Fouling reductions in a membrane bioreactor using an intermittent electric field and cathodic membrane modified by vapor phase polymerized pyrrole

We present empirical evidence for a novel fouling control strategy in membrane bioreactors (MBRs). Electrically conductive membranes were fabricated by depositing polypyrrole from the vapor phase, which were employed as cathodes to induce an electric field in a laboratory-scale MBR. This eliminated the need for an external cathode as previously implemented in electro-MBRs. A very small electric field (0.2 V/cm) was then applied using a stainless steel mesh anode. To our knowledge, this is one of the first reports of internalizing the conductive membrane as the cathode in MBR for wastewater treatment, which allowed the use of very low electric fields. Such a configuration substantially increased fluxes, which was attributed to electrophoresis of negatively charged foulants counteracting permeation-induced deposition of sludge particles and/or extracellular polymeric substances. Incorporating electrocoagulation further improved flux and effluent water quality in terms of chemical oxygen demand and total phosphorous concentrations.

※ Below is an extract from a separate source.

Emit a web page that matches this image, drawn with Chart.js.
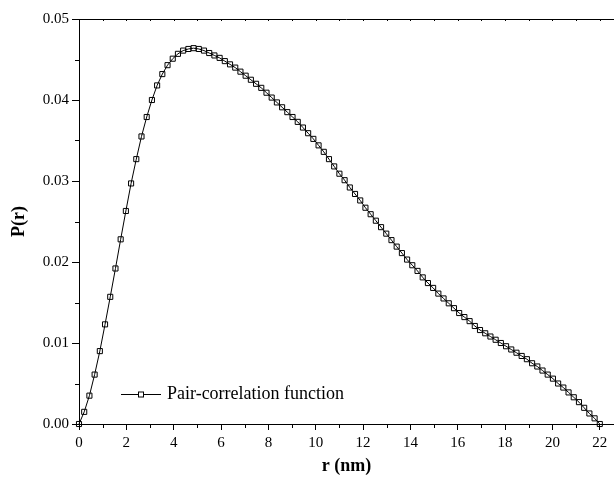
<!DOCTYPE html>
<html>
<head>
<meta charset="utf-8">
<script src="https://cdn.jsdelivr.net/npm/chart.js@4.4.0/dist/chart.umd.min.js"></script>
<style>
  html, body { margin: 0; padding: 0; background: #fff; }
  #wrap { width: 614px; height: 484px; }
</style>
</head>
<body>
<div id="wrap"><canvas id="chartPr" width="614" height="484"></canvas></div>
<script>
// r in nm, step
const rValues = [
  0, 0.22, 0.44, 0.66, 0.88, 1.1, 1.32, 1.54, 1.76, 1.98,
  2.2, 2.42, 2.64, 2.86, 3.08, 3.3, 3.52, 3.74, 3.96, 4.18,
  4.4, 4.62, 4.84, 5.06, 5.28, 5.5, 5.72, 5.94, 6.16, 6.38,
  6.6, 6.82, 7.04, 7.26, 7.48, 7.7, 7.92, 8.14, 8.36, 8.58,
  8.8, 9.02, 9.24, 9.46, 9.68, 9.9, 10.12, 10.34, 10.56, 10.78,
  11, 11.22, 11.44, 11.66, 11.88, 12.1, 12.32, 12.54, 12.76, 12.98,
  13.2, 13.42, 13.64, 13.86, 14.08, 14.3, 14.52, 14.74, 14.96, 15.18,
  15.4, 15.62, 15.84, 16.06, 16.28, 16.5, 16.72, 16.94, 17.16, 17.38,
  17.6, 17.82, 18.04, 18.26, 18.48, 18.7, 18.92, 19.14, 19.36, 19.58,
  19.8, 20.02, 20.24, 20.46, 20.68, 20.9, 21.12, 21.34, 21.56, 21.78,
  22
];
const pValues = [
  0, 0.0015, 0.0035, 0.0061, 0.0090, 0.0123, 0.0157, 0.0192, 0.0228, 0.0263,
  0.0297, 0.0327, 0.0355, 0.0379, 0.0400, 0.0418, 0.0432, 0.0443, 0.0451, 0.0457,
  0.0461, 0.0463, 0.0464, 0.0463, 0.0461, 0.0458, 0.0455, 0.0452, 0.0448, 0.0444,
  0.0440, 0.0435, 0.0430, 0.0425, 0.0420, 0.0415, 0.0409, 0.0403, 0.0397, 0.0391,
  0.0385, 0.0379, 0.0373, 0.0366, 0.0359, 0.0352, 0.0344, 0.0336, 0.0327, 0.0318,
  0.0309, 0.0301, 0.0292, 0.0284, 0.0276, 0.0267, 0.0259, 0.0251, 0.0243, 0.0235,
  0.0227, 0.0219, 0.0211, 0.0203, 0.0196, 0.0189, 0.0181, 0.0174, 0.0168, 0.0161,
  0.0155, 0.0149, 0.0143, 0.0137, 0.0132, 0.0127, 0.0121, 0.0116, 0.0112, 0.0108,
  0.0104, 0.0100, 0.0096, 0.0092, 0.0088, 0.0084, 0.0080, 0.0075, 0.0071, 0.0066,
  0.0061, 0.0056, 0.0050, 0.0045, 0.0039, 0.0033, 0.0027, 0.0020, 0.0013, 0.0007,
  0
];
const xTicks = [0, 2, 4, 6, 8, 10, 12, 14, 16, 18, 20, 22];
const xMinor = [1, 3, 5, 7, 9, 11, 13, 15, 17, 19, 21];
const yTicks = [0, 0.01, 0.02, 0.03, 0.04, 0.05];
const yMinor = [0.005, 0.015, 0.025, 0.035, 0.045];
const seriesName = 'Pair-correlation function';

const serif = '"Liberation Serif", "Times New Roman", serif';

// minor ticks, top frame line and the legend (Origin style)
const frame = {
  id: 'frame',
  afterDraw: chart => {
    const ctx = chart.ctx;
    const { left, right, top, bottom } = chart.chartArea;
    const xs = chart.scales.x, ys = chart.scales.y;
    ctx.save();
    ctx.strokeStyle = '#000';
    ctx.lineWidth = 1;
    ctx.beginPath();
    xMinor.forEach(v => {
      const px = Math.round(xs.getPixelForValue(v)) + 0.5;
      ctx.moveTo(px, bottom); ctx.lineTo(px, bottom + 4);
    });
    yMinor.forEach(v => {
      const py = Math.round(ys.getPixelForValue(v)) + 0.5;
      ctx.moveTo(left - 4, py); ctx.lineTo(left, py);
    });
    // top frame
    ctx.moveTo(left, top + 0.5); ctx.lineTo(right, top + 0.5);
    xTicks.concat(xMinor).forEach(v => {
      const px = Math.round(xs.getPixelForValue(v)) + 0.5;
      ctx.moveTo(px, top); ctx.lineTo(px, top + 2);
    });
    ctx.stroke();

    // legend
    const ly = 394.5;
    ctx.beginPath();
    ctx.moveTo(121, ly); ctx.lineTo(161, ly);
    ctx.stroke();
    ctx.fillStyle = '#fff';
    ctx.fillRect(138.5, ly - 2.5, 5, 5);
    ctx.strokeRect(138.5, ly - 2.5, 5, 5);
    ctx.fillStyle = '#000';
    ctx.font = '18px ' + serif;
    ctx.textBaseline = 'middle';
    ctx.fillText(chart.data.datasets[0].label, 167, ly);
    ctx.restore();
  }
};

const chartPr = new Chart(document.getElementById('chartPr'), {
  type: 'line',
  plugins: [frame],
  data: {
    datasets: [{
      label: seriesName,
      data: rValues.map((r, i) => ({ x: r, y: pValues[i] })),
      borderColor: '#000',
      borderWidth: 1,
      pointStyle: 'rect',
      pointRadius: 3.6,
      pointBorderWidth: 1,
      pointBorderColor: '#000',
      pointBackgroundColor: 'rgba(255,255,255,0)',
      tension: 0,
      clip: false
    }]
  },
  options: {
    responsive: false,
    animation: false,
    events: [],
    layout: { autoPadding: false, padding: { top: 19, right: 0, left: 0, bottom: 0 } },
    plugins: { legend: { display: false }, tooltip: { enabled: false } },
    scales: {
      x: {
        type: 'linear',
        min: 0,
        max: 22.6,
        afterBuildTicks: scale => { scale.ticks = xTicks.map(v => ({ value: v })); },
        afterFit: scale => { scale.height = 60; scale.paddingLeft = 0; scale.paddingRight = 0; },
        grid: { drawOnChartArea: false, drawTicks: true, tickLength: 6, color: '#000' },
        border: { display: true, color: '#000', width: 1 },
        ticks: {
          color: '#000',
          padding: 4,
          maxRotation: 0,
          font: { family: serif, size: 15 },
          callback: v => String(v)
        },
        title: {
          display: true,
          text: 'r (nm)',
          color: '#000',
          padding: { top: 7, bottom: 7 },
          font: { family: serif, size: 18, weight: 'bold' }
        }
      },
      y: {
        type: 'linear',
        min: 0,
        max: 0.05,
        afterBuildTicks: scale => { scale.ticks = yTicks.map(v => ({ value: v })); },
        afterFit: scale => { scale.width = 79; scale.paddingTop = 0; scale.paddingBottom = 0; },
        grid: { drawOnChartArea: false, drawTicks: true, tickLength: 7, color: '#000' },
        border: { display: true, color: '#000', width: 1 },
        ticks: {
          color: '#000',
          padding: 3,
          font: { family: serif, size: 15 },
          callback: v => v.toFixed(2)
        },
        title: {
          display: true,
          text: 'P(r)',
          color: '#000',
          padding: { top: 9, bottom: 9 },
          font: { family: serif, size: 18, weight: 'bold' }
        }
      }
    }
  }
});
</script>
</body>
</html>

It is emphasized that our results are based on relatively short-term experiments performed under well-controlled conditions using a bench-scale MBR. Hence, longer-term testing under more realistic conditions is recommended to confirm our findings and determining optimal operating conditions prior to possibly extending our results to real-world MBRs.

► Vapor phase pyrrole polymerized membrane was conductive and more antifouling. ► With minute electric field, PPY modified membrane cathode reduced fouling. ► Electro-coagulation in MBR, increased TP removal, lowered filtration resistance.